His long-awaited return to action may have come too late to save Hearts from League Cup final heartache and bottom-six drudgery, but Jamie Hamill’s bullish enthusiasm is exactly what his beleaguered team need right now as they bid to wring out some semblance of pride from a sorry season.
In conversation ahead of a likely return to the starting line-up against Ross County today, he utters phrases such as “I’m ready to give 110 per cent” and “you’ve got to just fire into it”. A year out with a ruptured cruciate ligament clearly hasn’t diluted the competitive spirit which made him one of the fittest and most tigerish right-backs in the SPL with Kilmarnock and, subseqently, Hearts.
Indeed, while the Tynecastle team have at times this season appeared to lack the necessary fire in their bellies, Hamill showed the type of feisty character they will welcome back into their midst when he picked up a yellow card for an expletive-ridden show of dissent in a recent Under-20 match against Ross County.
For a man who just loves being in the thick of battle, he was delighted to end his long lay-off as a substitute in last weekend’s SPL defeat at Aberdeen. The prospect of a first Tynecastle outing in over a year today will see the end of a hellish journey for the Ayrshire boy. “I’m ready to start against County if called upon,” he said. “I’ve been training for the last five or six weeks, so I’m feeling fit. I’ve played three Under-20s games now, but it was a lot harder on my lungs at Pittodrie. I felt good though.

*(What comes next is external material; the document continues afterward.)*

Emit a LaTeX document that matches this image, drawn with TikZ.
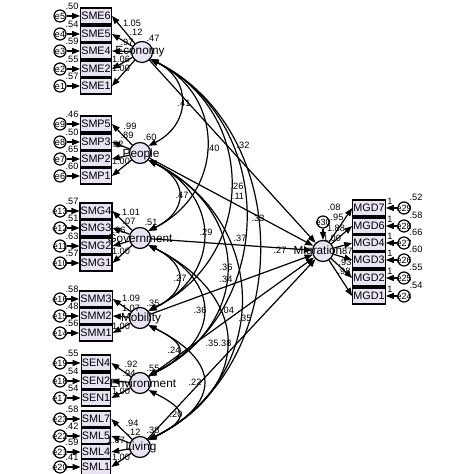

“I always knew it was going to be towards the end of the season before I returned but the incentive of playing in front of a great support at Tynecastle definitely helped get me through.”
Hamill returns to a beleaguered side preparing for the ignominy of only their second bottom-six finish since the inception of the SPL split. Hearts are likely to be joined in the lower echelons by other traditional big clubs such as Hibs, Aberdeen and Dundee United, while smaller clubs such as Inverness, Ross County and St Johnstone make hay in the top half.
Hamill, who has watched closely from the sidelines, believes budgets are largely irrelevant in the SPL and feels the race for top-six places has simply boiled down to which teams have been more clinical in front of goal and who has found momentum at the right time. “It’s a tough league,” he said. “Midway through the season, we were only two or three wins away from second or third place. People will look at it and say the big teams are all at the bottom, but it’s more because the teams round about us are doing so well and just being that bit more clinical in front of goal. The likes of County and Inverness have shown that you don’t have to have the biggest budget in the league to do well.
“The key things is taking your chances and we’ve not done that. It’s not about budgets and stuff like that; it’s about what happens when you cross the white line and unfortunately it’s not happened for us in front of goal. It’s not like we’ve not been creating chances.”
While Hamill is philosophical about Hearts being rooted in the bottom six, he knows that, even allowing for the obvious restraints brought about by the club’s financial difficulties, a repeat of this campaign next time round won’t be tolerated by supporters. “I don’t know what’s going to happen over the summer but it would be good to see some fresh faces coming in to bolster the squad,” he continued. “We’ve got quite a lot of young boys coming through, which is good for the club, but I think you need to mix youth with experience. Hopefully we can do that and then look forward to next season.
“We can’t be sitting in the same place next season. A club of Hearts’ stature can’t be down in 11th place; we need to be top six, pushing for titles and getting good runs in the cup. Why we can we not go back to the Scottish Cup final or the League Cup final? This is a massive club. The only way is up.”